Changing lives in Kingston
A torrent of filthy rainwater crashes through the ceiling, interrupting Matt Hatton in mid-sentence. He’d been explaining how the group he runs helps homeless people across Kingston, south west London. Now he’s jumping out of his broken office chair to check the photocopier hasn’t been fatally drenched.
Matt is director of Kingston Churches Action on Homelessness (KCAH). The charity occupies the ground floor of a four-storey building owned by retailer Marks & Spencer. A 2012 fire gutted the floors above and burned holes in the roof. When it rains, water percolates through the building, pooling along the way, until it gushes down into the KCAH office.
“It’s one reason we'd like to move,” says Matt. But he and his team face these periodic floods with stoic acceptance. In many ways, the building they occupy is a metaphor for the people they try to help: damaged and in need of repair; trying to get by in the meantime.
Matt’s team works with people who are sleeping rough and those who are homeless, or at risk of becoming so. They run a drop-in service between 10am and 1pm on weekdays, where people can access advice on housing and welfare benefits. Regular clients can book appointments outside those hours.
Occasionally KCAH can find a rare bed in a hostel or night shelter. More typically, they’ll help someone to write an action plan to start tackling their housing problems. Sometimes they’ll offer a tin of baked beans, a sleeping bag, or some clothes – or just a sympathetic ear. Whatever helps.
The need for this kind of service is growing. KCAH dealt with 1,524 clients last year, more than double the year before. The Royal Borough of Kingston upon Thames is one of the wealthiest parts of the capital. Yet some of its housing estates rank among the most deprived 2% in England. And the income gap between its richest and poorest residents is one of the widest in London. People here need help.
The London Community Foundation launched its Love Kingston campaign in 2012 to address deprivation in the borough. The central aim of the campaign, formed in partnership with Kingston Voluntary Action, is to raise money for local groups. In just two years it has generated over £250,000.
LCF has invested half the money in a legacy fund, which attracts 50% matched funding from the government. It will use the interest generated to help local projects for years to come. The other half is going to local projects. There are five receiving support until October 2015, when LCF expects to choose five more.

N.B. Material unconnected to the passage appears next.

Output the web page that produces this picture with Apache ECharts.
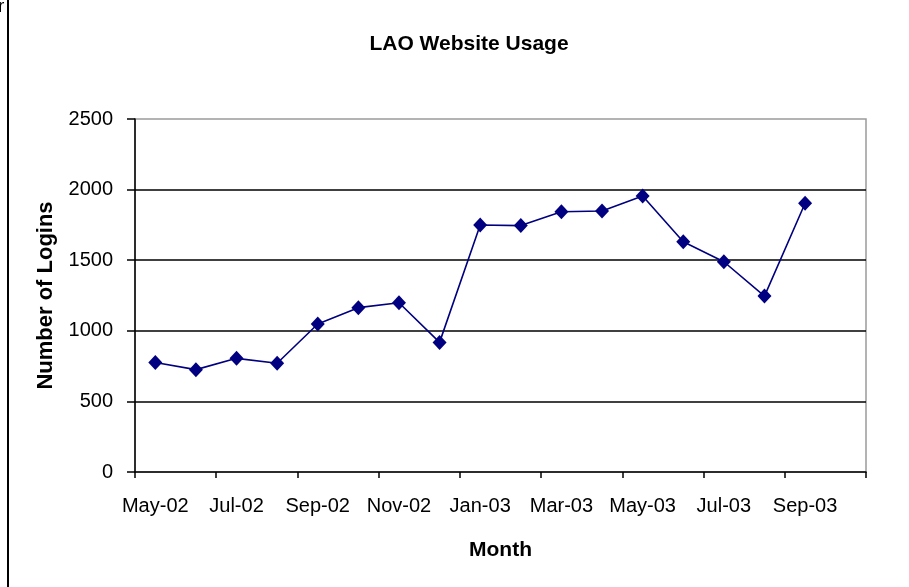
<!DOCTYPE html>
<html>
<head>
<meta charset="utf-8">
<style>
  html, body { margin: 0; padding: 0; background: #fff; }
  #chart { width: 909px; height: 587px; }
</style>
<script src="https://cdn.jsdelivr.net/npm/echarts@6/dist/echarts.min.js"></script>
</head>
<body>
<div id="chart"></div>
<script>
// Monthly website logins, May 2002 to Oct 2003 (Oct-03 not yet recorded)
const months = ['May-02', 'Jun-02', 'Jul-02', 'Aug-02', 'Sep-02', 'Oct-02', 'Nov-02', 'Dec-02',
                'Jan-03', 'Feb-03', 'Mar-03', 'Apr-03', 'May-03', 'Jun-03', 'Jul-03', 'Aug-03',
                'Sep-03', 'Oct-03'];
const logins = [775, 725, 805, 770, 1048, 1164, 1199, 918,
                1749, 1745, 1843, 1848, 1955, 1631, 1489, 1246,
                1903];
const yTicks = { min: 0, max: 2500, step: 500 };

const FONT = 'Liberation Sans, Arial, sans-serif';

const chart = echarts.init(document.getElementById('chart'), null, { renderer: 'canvas' });

chart.setOption({
  animation: false,
  backgroundColor: '#ffffff',
  title: {
    text: 'LAO Website Usage',
    left: 464,
    top: 29,
    textAlign: 'center',
    textStyle: { fontFamily: FONT, fontSize: 21, fontWeight: 'bold', color: '#000' }
  },
  grid: {
    left: 135, right: 43, top: 119, bottom: 115,
    show: true,
    borderColor: '#9a9a9a',
    borderWidth: 1.5,
    backgroundColor: '#ffffff'
  },
  xAxis: {
    type: 'category',
    data: months,
    boundaryGap: true,
    name: 'Month',
    nameLocation: 'middle',
    nameGap: 68,
    nameTextStyle: { fontFamily: FONT, fontSize: 21, fontWeight: 'bold', color: '#000' },
    axisLine: { lineStyle: { color: '#000', width: 1.5 } },
    axisTick: { show: true, interval: 1, length: 6, lineStyle: { color: '#000', width: 1.5 } },
    axisLabel: { interval: 1, margin: 24, fontFamily: FONT, fontSize: 20, color: '#000' },
    splitLine: { show: false }
  },
  yAxis: {
    type: 'value',
    min: yTicks.min,
    max: yTicks.max,
    interval: yTicks.step,
    name: 'Number of Logins',
    nameLocation: 'middle',
    nameGap: 78,
    nameRotate: 90,
    nameTextStyle: { fontFamily: FONT, fontSize: 22, fontWeight: 'bold', color: '#000' },
    axisLine: { show: true, lineStyle: { color: '#000', width: 1.5 } },
    axisTick: { show: true, length: 8, lineStyle: { color: '#000', width: 1.5 } },
    axisLabel: {
      margin: 22, fontFamily: FONT, fontSize: 20, color: '#000',
      formatter: v => String(v)
    },
    splitLine: { show: true, showMinLine: false, showMaxLine: false, lineStyle: { color: '#000', width: 1.6 } }
  },
  series: [{
    type: 'line',
    data: logins,
    symbol: 'diamond',
    symbolSize: [14, 15],
    lineStyle: { color: '#000080', width: 1.6 },
    itemStyle: { color: '#000080' },
    z: 5
  }],
  graphic: [
    {
      type: 'line',
      shape: { x1: 8, y1: 0, x2: 8, y2: 587 },
      style: { stroke: '#000', lineWidth: 2 }
    },
    {
      type: 'text',
      x: -2,
      y: -3,
      style: { text: 'r', font: '19px "Liberation Sans", Arial, sans-serif', fill: '#000' }
    }
  ]
});
</script>
</body>
</html>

“These five projects were chosen because they each represent a pathway out of poverty for a wide range of people across our community,” says lead fundraiser, Elaine Miller. Indeed, Love Kingston is about more than raising money.
“The essence of the campaign is to create an exciting charitable venture that engages everyone who lives or works in the borough,” Elaine explains. “We want to build a strong, generous community where residents, businesses, local groups and government work together to build a fair society.”
That idea has galvanised the local community. The annual Love Kingston Day, held each year on February 14 (Valentine’s Day), has become a platform for a huge range of fundraising activities. The campaign has impressive support from businesses, local people, media and politicians – Kingston MP and government minister Ed Davey is a patron.
Love Kingston Day on its own generated almost £44,000 in 2014. The target for 2015 is £100,000. It’s an ambitious increase, but Elaine is confident. “I’ve always believed that if you’ve got a great product, people will support it, and this is a great product,” she says. “All the money is raised locally and given locally.”
Property developer CNM Estates is one of the founding backers of the campaign. Chief executive Wahid Samady says he’s proud of the energy and focus it has generated. “The work they have done has inspired the generosity of our community and demonstrates what we can achieve. It’s brilliant.”
Involvement in the campaign has helped local law firm Colemans-ctts “make a difference,” says senior partner Janet Tilley. “We’ve had an office in Kingston for over 25 years. We wanted to show our support for justice and people’s rights in this borough. Love Kingston has given us that opportunity.”
This kind of support is priceless for a charity like KCAH, says Matt. “The whole Love Kingston campaign has raised awareness in the local community about the work we do and the fact we exist,” he says. “People know about us now and that’s largely happened since Love Kingston. Even if we don’t receive money from LCF in future, the benefits of the higher profile will help us for years to come.”
The five groups funded in the first wave of the campaign often work together, sharing information and ideas, says Matt, and referring clients to each other’s services. Housing advice from KCAH could give a woman in the Hestia shelter the confidence to leave an abusive partner. A fair loan from the credit union, or help from the food bank, could mean the difference between a family paying their rent and ending up homeless. The Oxygen youth project could guide a teenager away from drug and alcohol abuse, a big cause of homelessness.
“Love Kingston and the support from the LCF has really helped us all to join stuff up,” Matt explains. “Everyone is speaking together now, and together we can make a bigger difference.”